We are using a computationally efficient algorithm for comparing similarities of word-vector representations as the first layer, and run the various matching algorithms for the pairs found. This method can drastically speed up the whole process, and get us multi-dimensional matching information, with which we use an ensemble method to get one comprehensive match score for each pairing. After some quality control, we use those pairs to generate clusters, which form our normalized name groups. By choosing a key-term as a representative for each name group completes the variant-level normalization process.
Similar processes could be done for group level and data-base level to enhance and maintain the quality of normalization.
Accrete’s Named Entity Recognition Knowledge Function is a supervised model that detects named entities in text, taking into account the surrounding context. This model detects the following entity types: Person, Organization, Location, Date, Time, Event, Law, Product, Facility, Percent, Quantity, Money, Geopolitical entity, and NORP.
The task is addressed as a span detection problem; for each token in the text, the model predicts its entity type, or if it is not an entity at all. Typically, neural networks model’s parameters are tuned by minimizing a Loss Function that measures how far the predicted named entities are from the original ones. Accrete’s model’s parameters are tuned by minimizing a Hybrid Loss Function that also takes into account the predicted part-of-speech (POS) tags from the original ones. The assumption is that to better identify a named entity, it is important to incorporate syntactic information describing its role in the sentence, which is encoded in its POS tag.

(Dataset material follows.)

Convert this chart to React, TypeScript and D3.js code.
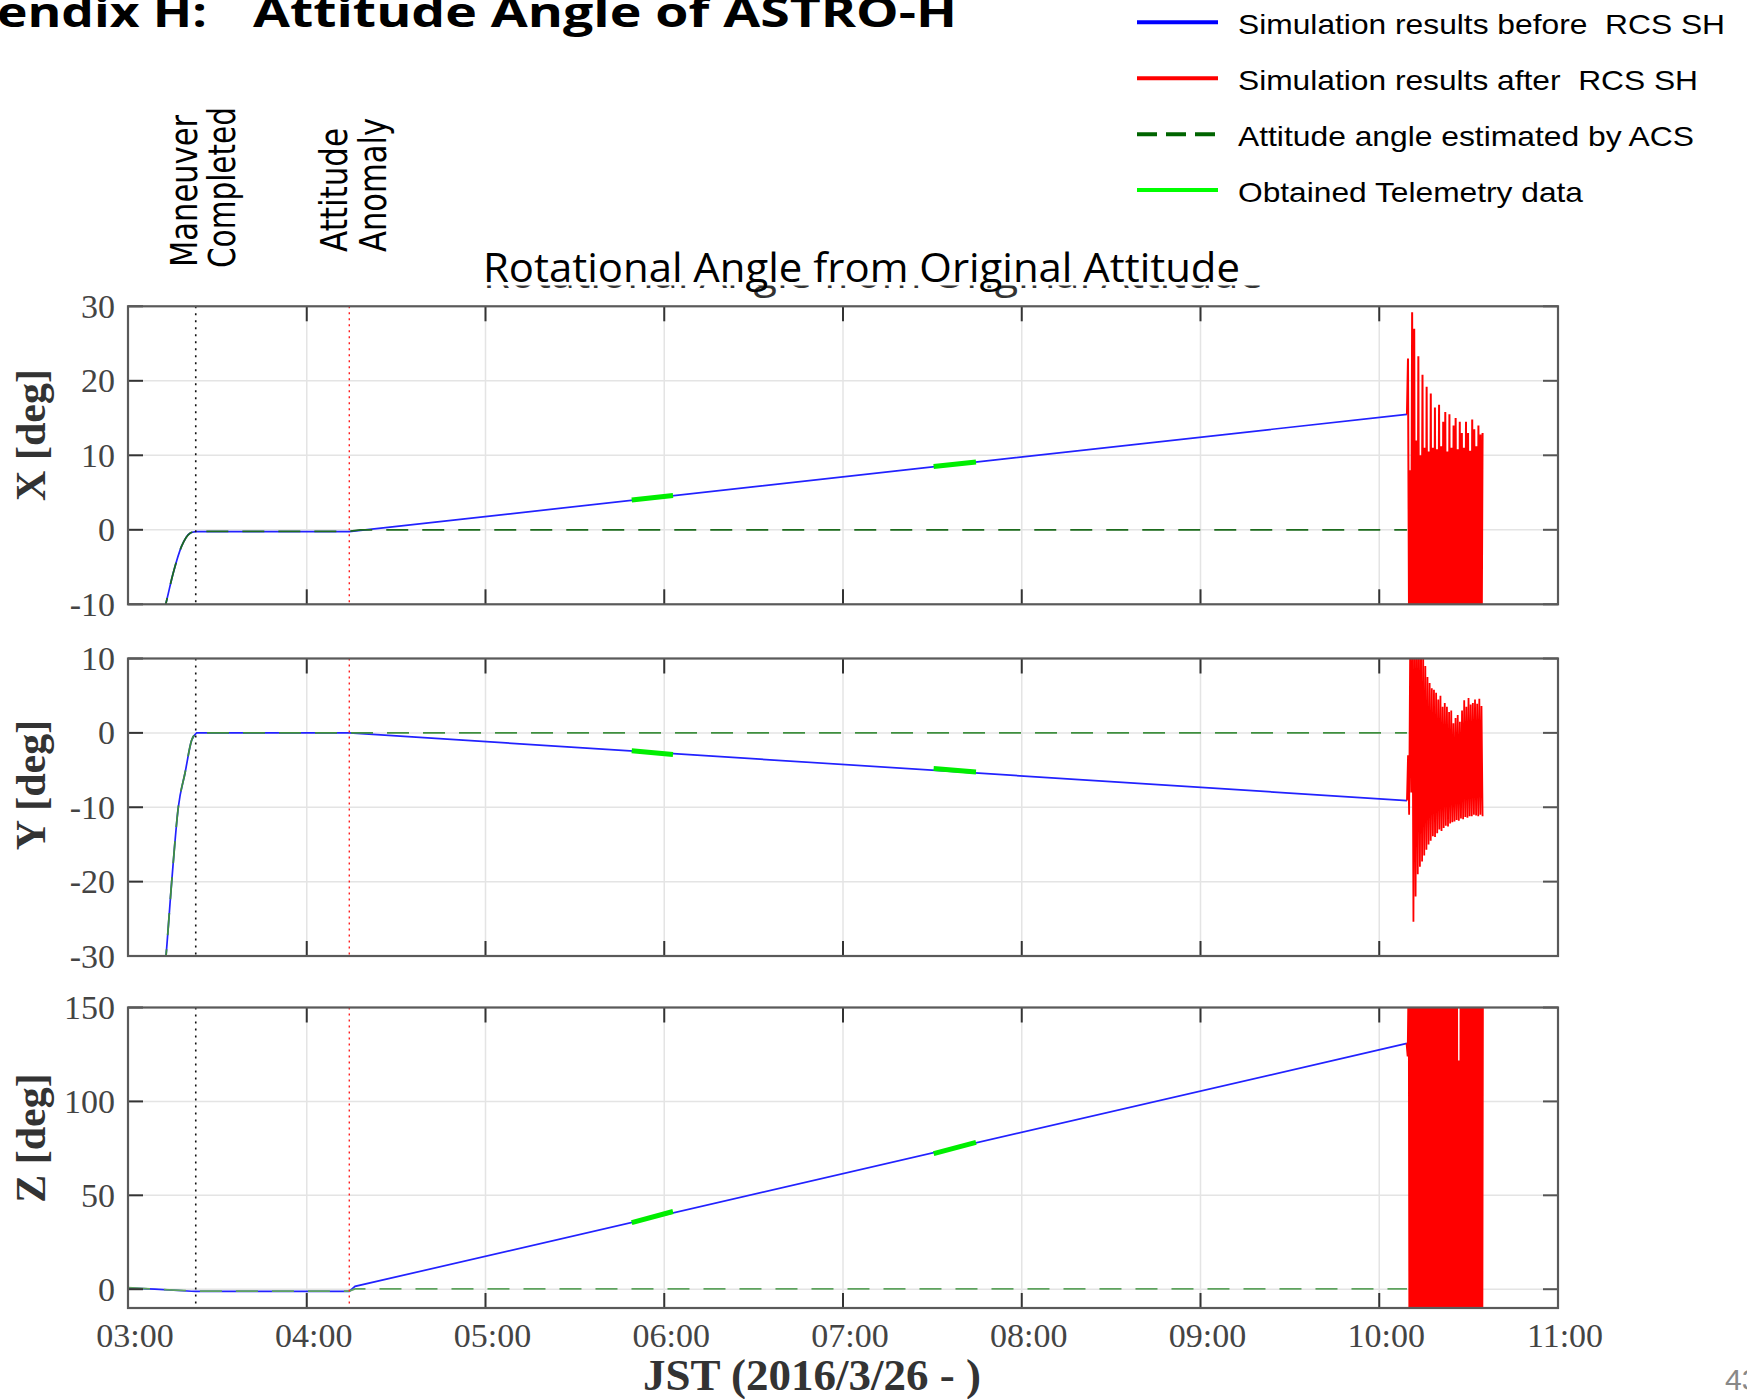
import React from 'react';
import * as d3 from 'd3';

// ---------- data ----------
const hourTicks = [3, 4, 5, 6, 7, 8, 9, 10, 11];
const hourLabels = ['03:00', '04:00', '05:00', '06:00', '07:00', '08:00', '09:00', '10:00', '11:00'];
const panelLabels = ['X [deg]', 'Y [deg]', 'Z [deg]'];
const xTicksX = [-10, 0, 10, 20, 30];
const xTicksY = [-30, -20, -10, 0, 10];
const xTicksZ = [0, 50, 100, 150];
const domainX = [-10, 30];
const domainY = [-30, 10];
const domainZ = [-10, 150];

const maneuverTime = 3.379;
const anomalyTime = 4.238;
const rcsStart = 10.155;
const rcsEnd = 10.578;
const settleTime = 3.39; // end of the curved approach segment

// blue: simulation before RCS SH
const blueXT = [3.19, 3.211, 3.253, 3.3, 3.347, 3.379, 4.238, 10.155];
const blueXV = [-12, -10, -5.8, -2.2, -0.45, -0.25, -0.25, 15.5];
const blueYT = [3.205, 3.2126, 3.2445, 3.2814, 3.319, 3.356, 3.384, 4.238, 10.155];
const blueYV = [-32, -30, -20, -10, -5.4, -1, 0, 0, -9.1];
const blueZT = [3.0, 3.15, 3.379, 4.238, 4.27, 10.155];
const blueZV = [0.6, 0, -1.2, -1.2, 1.5, 130.9];

// dashed green: attitude angle estimated by ACS
const acsXT = [3.19, 3.211, 3.253, 3.3, 3.347, 3.379, 4.238, 4.3, 10.155];
const acsXV = [-12, -10, -5.8, -2.2, -0.45, -0.2, -0.2, 0, 0];
const acsYT = [3.205, 3.2126, 3.2445, 3.2814, 3.319, 3.356, 3.384, 10.155];
const acsYV = [-32, -30, -20, -10, -5.4, -1, 0, 0];
const acsZT = [3.0, 3.15, 3.379, 4.238, 4.27, 10.155];
const acsZV = [0.8, 0, -1, -1, 0.2, 0.2];

// bright green: obtained telemetry
const telT = [[5.818, 6.049], [7.507, 7.744]];
const telXV = [[4.0, 4.6], [8.5, 9.1]];
const telYV = [[-2.4, -2.9], [-4.8, -5.25]];
const telZV = [[35.5, 41.4], [72.2, 78.2]];

// red: simulation after RCS SH (samples evenly spread over rcsStart..rcsEnd)
const redX = [15.5, 23, -12, 8, -14, 29.2, -18, 27, -25, 12, -20, 23.3, -22, 10, -16, 20.8, -24, 11, -19, 19.2,
  -21, 10.5, -17, 18.3, -23, 11, -20, 16.4, -18, 10.8, -22, 16.8, -19, 11.2, -24, 14.5, -17, 15.8, -21, 10.5,
  -20, 15.5, -23, 11, -18, 14, -22, 15, -19, 10.8, -21, 14.5, -24, 13, -18, 11, -20, 14.5, -22, 13,
  -19, 10.6, -23, 14.8, -20, 13.5, -18, 11.2, -21, 14, -22, 12.8, -19, 13];
const redY = [-9.1, -3, -11, 12, -8, 14, -25.4, 16, -22, 13, -19, 15, -18, 12, -17.3, 11, -16.5, 9, -15.7, 7.5,
  -15, 6.7, -14.5, 6, -13.9, 5.8, -14, 5.4, -13.5, 4.5, -13, 5, -13.2, 3.5, -12.8, 4, -12.5, 3.5, -12.6, 2.8,
  -12.2, 3, -12, 1.3, -11.9, 2, -11.7, 2.4, -11.8, 1.5, -11.5, 3, -11.6, 4.4, -11.3, 3.5, -11.4, 4.7, -11.2, 3.8,
  -11.2, 4, -11.0, 4.5, -11.1, 3.9, -11.2, 4.6, -11.0, 3.6, -11.2];
const redZ = [130.9, 124, 172, -168, 176, -174, 169, -177, 178, -165, 171, -179, 175, -172, 168, -176, 177, -170,
  173, -178, 166, -174, 179, -169, 172, -175, 176, -171, 170, -177, 174, -166, 178, -173, 171, -176, 177, -170,
  169, -178, 175, -172, 173, -175, 168, -174, 179, -168, 121.8, -177, 176, -171, 172, -179, 174, -169, 170, -176,
  178, -173, 168, -175, 175, -170, 177, -178, 171, -172, 173, -174, 169];

const legendLabels = [
  'Simulation results before  RCS SH',
  'Simulation results after  RCS SH',
  'Attitude angle estimated by ACS',
  'Obtained Telemetry data',
];

// ---------- layout ----------
const W = 1747;
const H = 1399;
const left = 128;
const right = 1558;
const panels = [
  { top: 306.3, bottom: 604.3, domain: domainX, ticks: xTicksX, label: panelLabels[0], labelY: 435,
    blueT: blueXT, blueV: blueXV, acsT: acsXT, acsV: acsXV, tel: telXV, red: redX, acsColor: '#1d6b1d', redW: 2.0 },
  { top: 658.5, bottom: 956, domain: domainY, ticks: xTicksY, label: panelLabels[1], labelY: 785,
    blueT: blueYT, blueV: blueYV, acsT: acsYT, acsV: acsYV, tel: telYV, red: redY, acsColor: '#3f8f3f', redW: 1.8 },
  { top: 1007.5, bottom: 1308, domain: domainZ, ticks: xTicksZ, label: panelLabels[2], labelY: 1138,
    blueT: blueZT, blueV: blueZV, acsT: acsZT, acsV: acsZV, tel: telZV, red: redZ, acsColor: '#5ea35e', redW: 2.6 },
];

const xScale = d3.scaleLinear().domain([3, 11]).range([left, right]);

function splitPts(ts: number[], vs: number[]) {
  const pts = ts.map((t, i) => [t, vs[i]] as [number, number]);
  let k = 0;
  while (k < pts.length - 1 && pts[k + 1][0] <= settleTime) k++;
  return { head: pts.slice(0, k + 1), tail: pts.slice(k) };
}

function Panel({ p, idx }: { p: any; idx: number }) {
  const y = d3.scaleLinear().domain(p.domain).range([p.bottom, p.top]);
  const line = d3.line<[number, number]>().x((d) => xScale(d[0])).y((d) => y(d[1]));
  const smooth = d3.line<[number, number]>().x((d) => xScale(d[0])).y((d) => y(d[1])).curve(d3.curveMonotoneX);
  const blue = splitPts(p.blueT, p.blueV);
  const acs = splitPts(p.acsT, p.acsV);
  const idxScale = d3.scaleLinear().domain([0, p.red.length - 1]).range([rcsStart, rcsEnd]);
  const redPts = p.red.map((v: number, i: number) => [idxScale(i), v] as [number, number]);
  const clipId = `clip-${idx}`;
  const tickLen = 15;
  const blueD = (smooth(blue.head) || '') + (line(blue.tail) || '').replace(/^M/, 'L');
  const acsD = (smooth(acs.head) || '') + (line(acs.tail) || '').replace(/^M/, 'L');
  return (
    <g>
      <defs>
        <clipPath id={clipId}>
          <rect x={left} y={p.top} width={right - left} height={p.bottom - p.top} />
        </clipPath>
      </defs>
      <rect x={left} y={p.top} width={right - left} height={p.bottom - p.top} fill="#fff" />
      {/* grid */}
      {hourTicks.slice(1, -1).map((h) => (
        <line key={'vg' + h} x1={xScale(h)} x2={xScale(h)} y1={p.top} y2={p.bottom} stroke="#e4e4e4" strokeWidth={1.5} />
      ))}
      {p.ticks.map((t: number) => (
        <line key={'hg' + t} x1={left} x2={right} y1={y(t)} y2={y(t)} stroke="#e4e4e4" strokeWidth={1.5} />
      ))}
      <g clipPath={`url(#${clipId})`}>
        <path d={blueD} fill="none" stroke="#2222ff" strokeWidth={1.7} />
        <path d={line(redPts) || ''} fill="none" stroke="#ff0000" strokeWidth={p.redW} strokeLinejoin="miter" />
        <path d={acsD} fill="none" stroke={p.acsColor} strokeWidth={1.8} strokeDasharray="22,14" />
        {telT.map((seg, i) => (
          <path key={'tel' + i}
            d={line([[seg[0], p.tel[i][0]], [seg[1], p.tel[i][1]]]) || ''}
            fill="none" stroke="#00ee00" strokeWidth={5} />
        ))}
      </g>
      <line x1={xScale(maneuverTime)} x2={xScale(maneuverTime)} y1={p.top} y2={p.bottom} stroke="#111" strokeWidth={1.6} strokeDasharray="2,5" />
      <line x1={xScale(anomalyTime)} x2={xScale(anomalyTime)} y1={p.top} y2={p.bottom} stroke="#ff2020" strokeWidth={1.4} strokeDasharray="2,4" />
      {/* ticks */}
      {hourTicks.map((h) => (
        <g key={'xt' + h}>
          <line x1={xScale(h)} x2={xScale(h)} y1={p.top} y2={p.top + tickLen} stroke="#333" strokeWidth={2} />
          <line x1={xScale(h)} x2={xScale(h)} y1={p.bottom} y2={p.bottom - tickLen} stroke="#333" strokeWidth={2} />
        </g>
      ))}
      {p.ticks.map((t: number) => (
        <g key={'yt' + t}>
          <line x1={left} x2={left + tickLen} y1={y(t)} y2={y(t)} stroke="#333" strokeWidth={2} />
          <line x1={right} x2={right - tickLen} y1={y(t)} y2={y(t)} stroke="#555" strokeWidth={2} />
          <text x={115} y={y(t)} textAnchor="end" dominantBaseline="central"
            fontFamily="'Liberation Serif', 'Times New Roman', serif" fontSize={34} fill="#444">
            {t}
          </text>
        </g>
      ))}
      <rect x={left} y={p.top} width={right - left} height={p.bottom - p.top} fill="none" stroke="#5a5a5a" strokeWidth={2.2} />
      <text transform={`translate(45,${p.labelY}) rotate(-90)`} textAnchor="middle"
        fontFamily="'Liberation Serif', 'Times New Roman', serif" fontWeight="bold" fontSize={42} fill="#333">
        {p.label}
      </text>
    </g>
  );
}

export default function App() {
  const legendY = [22.3, 78.3, 134.3, 190];
  const legendW = [487, 460, 456, 345];
  const legendStyles = [
    { stroke: '#0000ff', dash: undefined },
    { stroke: '#ff0000', dash: undefined },
    { stroke: '#006400', dash: '20,9' },
    { stroke: '#00ff00', dash: undefined },
  ];
  const zPanel = panels[2];
  return (
    <svg width={W} height={H} style={{ position: 'absolute', left: 0, top: 0, background: '#fff' }}>
      <rect x={0} y={0} width={W} height={H} fill="#fff" />
      {/* slide title (cut off) */}
      <text x={-3} y={26.7} fontFamily="'Open Sans', sans-serif" fontWeight="bold" fontSize={42} fill="#000"
        textLength={210} lengthAdjust="spacingAndGlyphs">endix H:</text>
      <text x={253} y={26.7} fontFamily="'Open Sans', sans-serif" fontWeight="bold" fontSize={42} fill="#000"
        textLength={704} lengthAdjust="spacingAndGlyphs">Attitude Angle of ASTRO-H</text>

      {/* legend */}
      {legendLabels.map((lab, i) => (
        <g key={'lg' + i}>
          <line x1={1137} x2={1218} y1={legendY[i]} y2={legendY[i]} stroke={legendStyles[i].stroke} strokeWidth={4}
            strokeDasharray={legendStyles[i].dash} />
          <text x={1238} y={legendY[i] + 12} fontFamily="'Liberation Sans', Arial, sans-serif" fontSize={28} fill="#000"
            textLength={legendW[i]} lengthAdjust="spacingAndGlyphs" style={{ whiteSpace: 'pre' }}>{lab}</text>
        </g>
      ))}

      {/* event labels */}
      <g fontFamily="'DejaVu Sans', Verdana, sans-serif" fontSize={37} fill="#000">
        <text transform="translate(197,267) rotate(-90)" textLength={152} lengthAdjust="spacingAndGlyphs">Maneuver</text>
        <text transform="translate(235,268) rotate(-90)" textLength={161} lengthAdjust="spacingAndGlyphs">Completed</text>
        <text transform="translate(347,252) rotate(-90)" textLength={124} lengthAdjust="spacingAndGlyphs">Attitude</text>
        <text transform="translate(386,252) rotate(-90)" textLength={134} lengthAdjust="spacingAndGlyphs">Anomaly</text>
      </g>

      {/* chart title with the remnant of the original title beneath it */}
      <defs>
        <clipPath id="title-remnant">
          <rect x={470} y={285.5} width={820} height={14} />
        </clipPath>
      </defs>
      <g clipPath="url(#title-remnant)">
        <text x={483} y={287.5} fontFamily="'Open Sans', sans-serif" fontSize={41} fill="#333"
          textLength={780} lengthAdjust="spacingAndGlyphs">
          Rotational Angle from Original Attitude
        </text>
      </g>
      <text x={483} y={281.7} fontFamily="'Open Sans', sans-serif" fontSize={41} fill="#000"
        textLength={757} lengthAdjust="spacingAndGlyphs">
        Rotational Angle from Original Attitude
      </text>

      {panels.map((p, i) => <Panel key={i} p={p} idx={i} />)}

      {/* x tick labels */}
      {hourTicks.map((h, i) => (
        <text key={'xl' + h} x={xScale(h) + 7} y={zPanel.bottom + 39} textAnchor="middle"
          fontFamily="'Liberation Serif', 'Times New Roman', serif" fontSize={34} fill="#444">
          {hourLabels[i]}
        </text>
      ))}
      <text x={812} y={1390} textAnchor="middle" fontFamily="'Liberation Serif', 'Times New Roman', serif"
        fontWeight="bold" fontSize={45} fill="#333">JST (2016/3/26 - )</text>
      <text x={1725} y={1390} fontFamily="'Liberation Sans', Arial, sans-serif" fontSize={30} fill="#888">43</text>
    </svg>
  );
}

For two separate domains given with entity names from each, We may need to connect those names. Entity Mapping Algorithm finds a mapping from names in one domain to names in the other domain, based on their similarities in multi-dimensions. Currently, it is being used in Argus for its Federated Search: entities in Semantic Search <--> entities in Relational Search, and entities in Investment Activity <--> entities in Relational search
Given entities in domains, we can find mappings among similar entities from each domain, utilizing the processes in Entity Normalization. It finds name pairs close to each other, where each name in the pair is from different domains. Using those pairs, we generate a graph structure with one node from a domain and the other neighboring nodes are from the other domain. Populating every node from the name pairs provides mapping between the entities in two different domains. The end result can be one-to-many mappings in the case that domain sizes are different.
Semantic search enables analysts to search content using filters that reveal the context of the returned results. In addition to returning a list of articles for the search query, Semantic Search also provides insight related to the context. This includes delivering most significant entities that appear in the returned list, categories associated with the results, geo heat map that shows the locations mentioned in the articles, Knowledge Graph that connects the extracted entities to the returned results, Semantic Activation Map to visualize the context of the returned results.
Pre processing: Analysis of User Queries
The user queries are analyzed using Contextual Natural Language Processing. Keywords are extracted, normalized, expanded in semantic context, and the associated Semantic Fingerprints are generated.
Post Processing: Extracting insight, building a Knowledge Graph
The returned results are processed to highlight relevant insights and create a knowledge graph. Knowledge Graph, built using the relationships between entities, documents and document segments, are a way to represent and extract hidden relations and insights.